The first is the rule about opp fire and assaulting. If you have an attacking unit adjacent to your defending unit, and that attacking unit moves from that hex to another adjacent hex then your defending unit gets a chance at opp fire. (It has to pass a TQ to actually fire.) However, if there is another defending unit in that destination hex, i.e. the enemy unit is assaulting, then you do not get a chance at opp fire, your unit just has to stand and watch as their buddies get jumped on. One argument I’ve read for it is to do with range, but if they can opp fire when the target is moving, then they obviously have the range, so that argument doesn’t hold. Another is that they’re afraid to cause friendly fire, and I think that is a better argument, but ultimately I think it’s bogus, as well. Put in a fire modifier, but not having them fire at all is weak.

The second is the combat results table. TDC uses the strength of the attack as the ‘to hit’ number and effect. The higher the attack strength, the higher the chance of getting a result, and the higher the roll, the better the result. Roll too high, and your attack misses. Roll low and you get a weak result, which are in terms of suppression, cohesion, step loss and elimination. It’s a pretty decent way to handle hits and effect in one go, although it’s not new. However, it also has the ‘0 is always a hit’ caveat, which is also a decent concept, and means that even the worst attack has the chance of doing something. However, on a few of the weapons classes, a ‘0’ gives you a step loss result, rather than just the weakest possible result. Now that lucky hit becomes even more critical, as the ‘0’ not only gets you a result on a weak attack, but gets you the second strongest result possible. I’d be tempted to make that a ‘C?’ result instead: a TQ check, failure giving a cohesion hit. To reward a miniscule attack with a step loss is just too strong.

Other than that the game progresses, the system is fairly simple and straightforward, although the rule book makes it seem a lot more complex. A few gamers have complained about the counters, finding them a bit too busy, but I think they’re OK. Not wonderful, just OK. I definitely don’t like the different national symbols for artillery and other tube weapons, but I guess I’ll get used to it. It would be harder if I was going to get the desert-based game in the series, as it introduces Italian and French, and another two sets of symbols to learn.

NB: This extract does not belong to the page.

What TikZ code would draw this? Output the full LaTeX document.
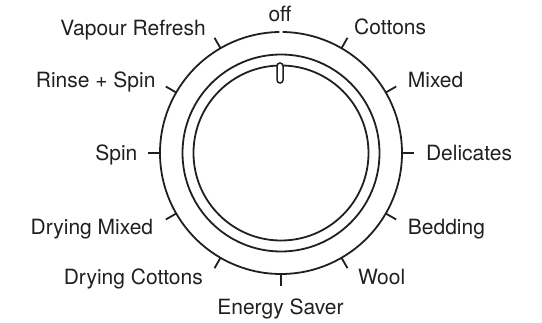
\documentclass[tikz,border=0pt]{standalone}
\usepackage{fontspec}
\setmainfont{TeX Gyre Heros}
\usetikzlibrary{calc}
\definecolor{ink}{HTML}{231F20}
\begin{document}
\begin{tikzpicture}[x=1pt,y=1pt,
  ring/.style={draw=ink,line width=1.8pt},
  tickline/.style={draw=ink,line width=1.8pt},
  pill/.style={draw=ink,line width=1.5pt,fill=white,rounded corners=3pt},
  lbl/.style={inner sep=0pt,text=ink,font=\fontsize{21}{25}\selectfont}]
\useasboundingbox (0,0) rectangle (542,322);
\coordinate (C) at (281,169);
% outer ring with gap at "off"
\draw[ring] ($(C)+(90.8:121)$) arc[start angle=90.8,end angle=449.2,radius=121];
% middle and inner rings
\draw[ring] (C) circle[radius=98.5];
\draw[ring] (C) circle[radius=87.5];
% pointer
\draw[pill] (277,239) rectangle (283,259);
% ticks
\foreach \a in {0,30,60,120,150,180,210,240,270,300,330}{
  \coordinate (tin\a) at ($(C)+(\a:121)$);
  \coordinate (tout\a) at ($(C)+(\a:133)$);
  \draw[tickline] (tin\a) -- (tout\a);
}
% labels
\node[lbl,anchor=base] (off) at (280,300) {off};
\node[lbl,anchor=base east] (vapour) at (206,286) {Vapour Refresh};
\node[lbl,anchor=base west] (cottons) at (354,287) {Cottons};
\node[lbl,anchor=base east] (rinse) at (155.7,234.5) {Rinse + Spin};
\node[lbl,anchor=base west] (mixed) at (407.7,234.5) {Mixed};
\node[lbl,anchor=base east] (spin) at (137.6,161.5) {Spin};
\node[lbl,anchor=base west] (delicates) at (425.8,161.5) {Delicates};
\node[lbl,anchor=base east] (drymixed) at (153.3,88) {Drying Mixed};
\node[lbl,anchor=base west] (bedding) at (407.7,88) {Bedding};
\node[lbl,anchor=base east] (drycottons) at (203,37.5) {Drying Cottons};
\node[lbl,anchor=base west] (wool) at (357.8,37.5) {Wool};
\node[lbl,anchor=base] (energy) at (280.5,7) {Energy Saver};
\end{tikzpicture}
\end{document}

Speaking of the series, what of the other half of Market-Garden, Where Eagles Dare? I’m still kinda on the fence about it. I currently have it on pre-order, and I guess I’m more likely to get it than not, but I can see me canceling my order. I’m going to have to play a couple more times to get a better feel for the system, and to see if all the scenarios have similarly wacky game-causing victory conditions. At least I’ll read them next time......

1 comment:

Mike said...

I've been cogitating on TDC, and I've come up with another thing I don't like about the game - it doesn't deal in any way with being able to reinforce a position and withdraw the original defenders.

e.g. your squad gets a little beat, losing a step (say), or at least a couple of cohesion levels. If it stays, it runs the risk of getting assaulted, or just fired on for loss. If it tries to disengage, it runs the risk of opportunity fire, and a similar loss.

A lot of games allow you to move in a reinforcing unit, and allow it to cover the weakened unit as it retires. Not so in TDC, as the retiring unit is still subject to opp fire, and in fire/assault the attacker gets to choose the unit it fires at, and you can't choose the stronger unit to cover. The only hope is to suppress the enemy unit(s) either by fire or arty.

Hmmm, if I keep cogitating like this I'll cogitate myself right off the pre-order list for WED.